I am trying to derive the aleatoric and epistemic uncertainty from a pymc3 model and I’m not sure how to do this.

For example given this model (taken from glm-linear):

import numpy as np
import pymc3 as pm

size = 200
true_intercept = 1
true_slope = 2

x = np.linspace(0, 1, size)
true_regression_line = true_intercept + true_slope * x
# add noise
y = true_regression_line + np.random.normal(scale=.5, size=size)

with pm.Model() as model: 
    
    sigma = pm.HalfCauchy('sigma', beta=10, testval=1.)
    intercept = pm.Normal('Intercept', 0, sigma=20)
    x_coeff = pm.Normal('x', 0, sigma=20)
    mu_likelihood = intercept + x_coeff * x
    likelihood = pm.Normal('y', mu=mu_likelihood,
                        sigma=sigma, observed=y)

    
    trace = pm.sample(3000, cores=2) 

I would like to know the uncertainty over mu_likelihood variable (epistemic uncertainty) as opposed to the uncertainty just over the likelihood variable (aleatoric uncertainty). As an aside, the motivation for this is to split out the uncertainty that the model has about its own predictions from the uncertainty in the system that is being modelled.
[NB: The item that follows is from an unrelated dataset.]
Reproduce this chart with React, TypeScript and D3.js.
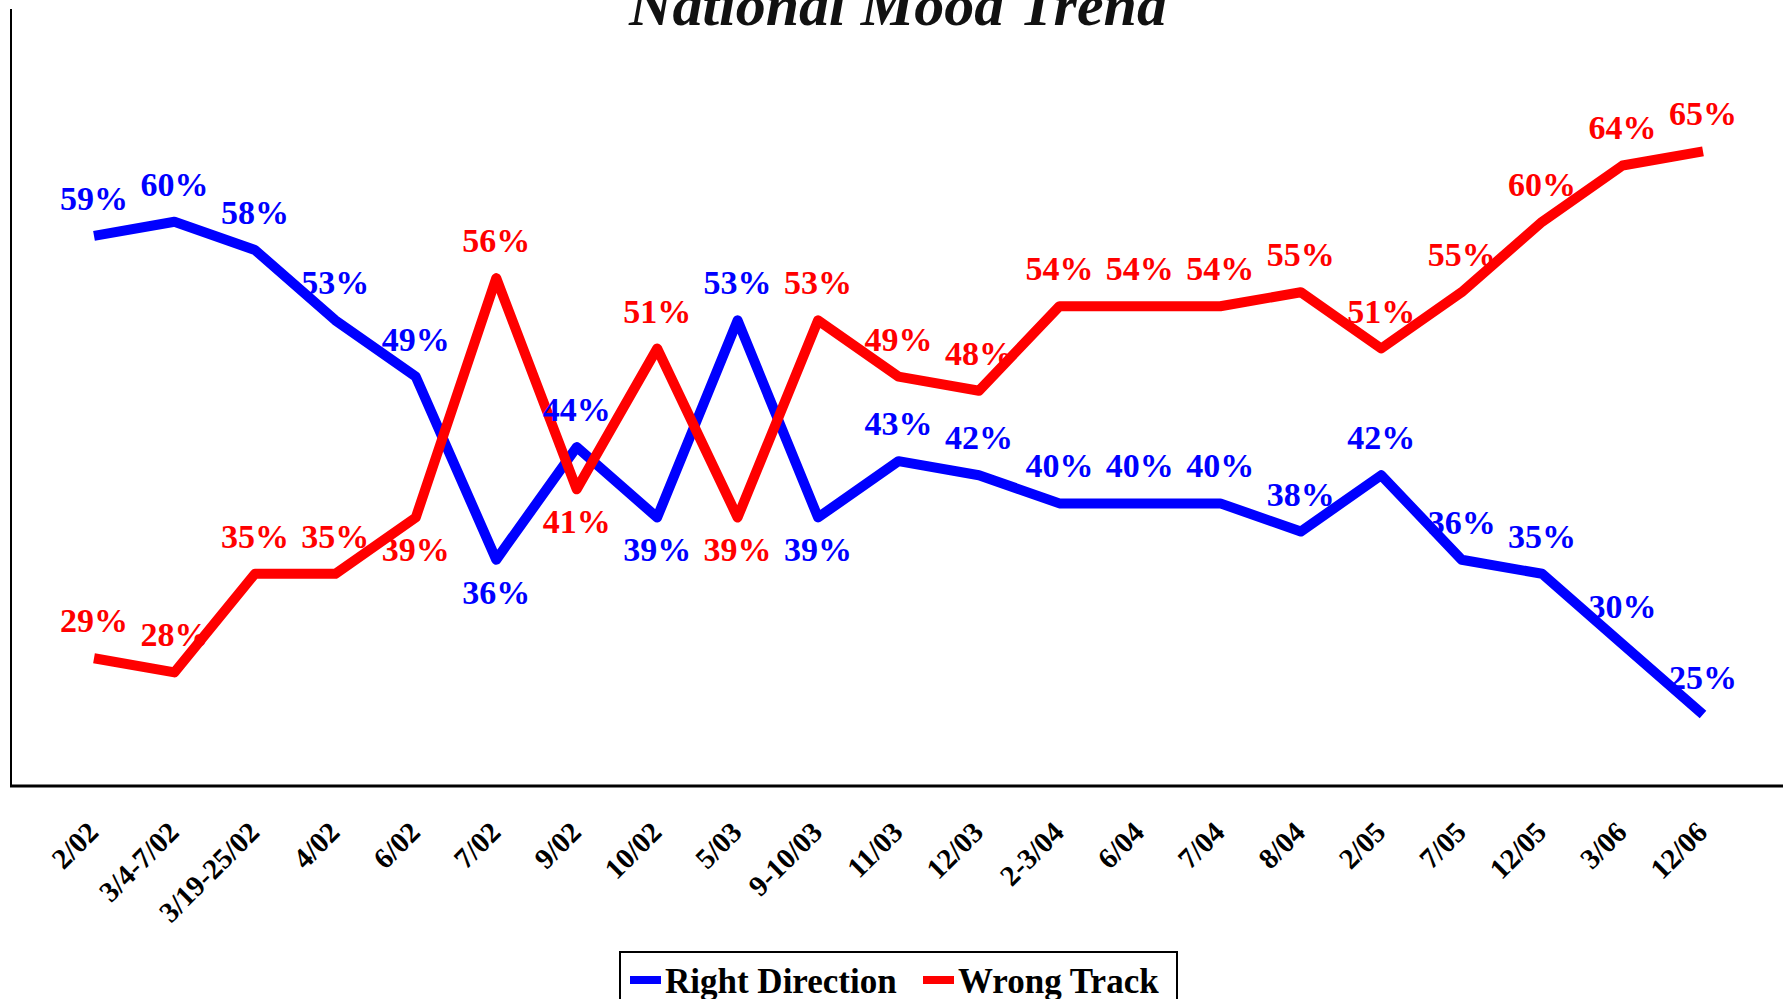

I’ve seen these being done with TensorFlow Probability and it would be good to know if something similar can be done with the pymc3 framework.

Thanks for any help!

Hi,
IIUC what you’re asking, you can get the uncertainty around mu_likelihood by wraping it in a deterministic variable: mu_likelihood = pm.Deterministic("mu_likelihood", intercept + x_coeff * x). Then, PyMC will store it in the posterior trace.
The uncertainty integrating over all the uncertainty in the model can be obtained by samping from the posterior predictive distribution, thus simulating new data (y here).

Just wanna point out that there is an interesting video about aleatoric and epistemic uncertainty by Aki Vehtari here, and that @RavinKumar is also gonna mention this in his upcoming PyData global talk :wink:
Hope this helps :vulcan_salute:

4 Likes

Ah thank you so much @AlexAndorra - that is exactly what I was looking for! And thanks for the resource as well.

1 Like

For completeness - you could produce the aleatoric uncertainty by taking the mean of mu_likelihood and sigma for each data sample (here we’d draw 2000 samples from it):
np.random.normal(trace['mu_likelihood'].mean(axis=0), trace['sigma'].mean(), size=(2000,size))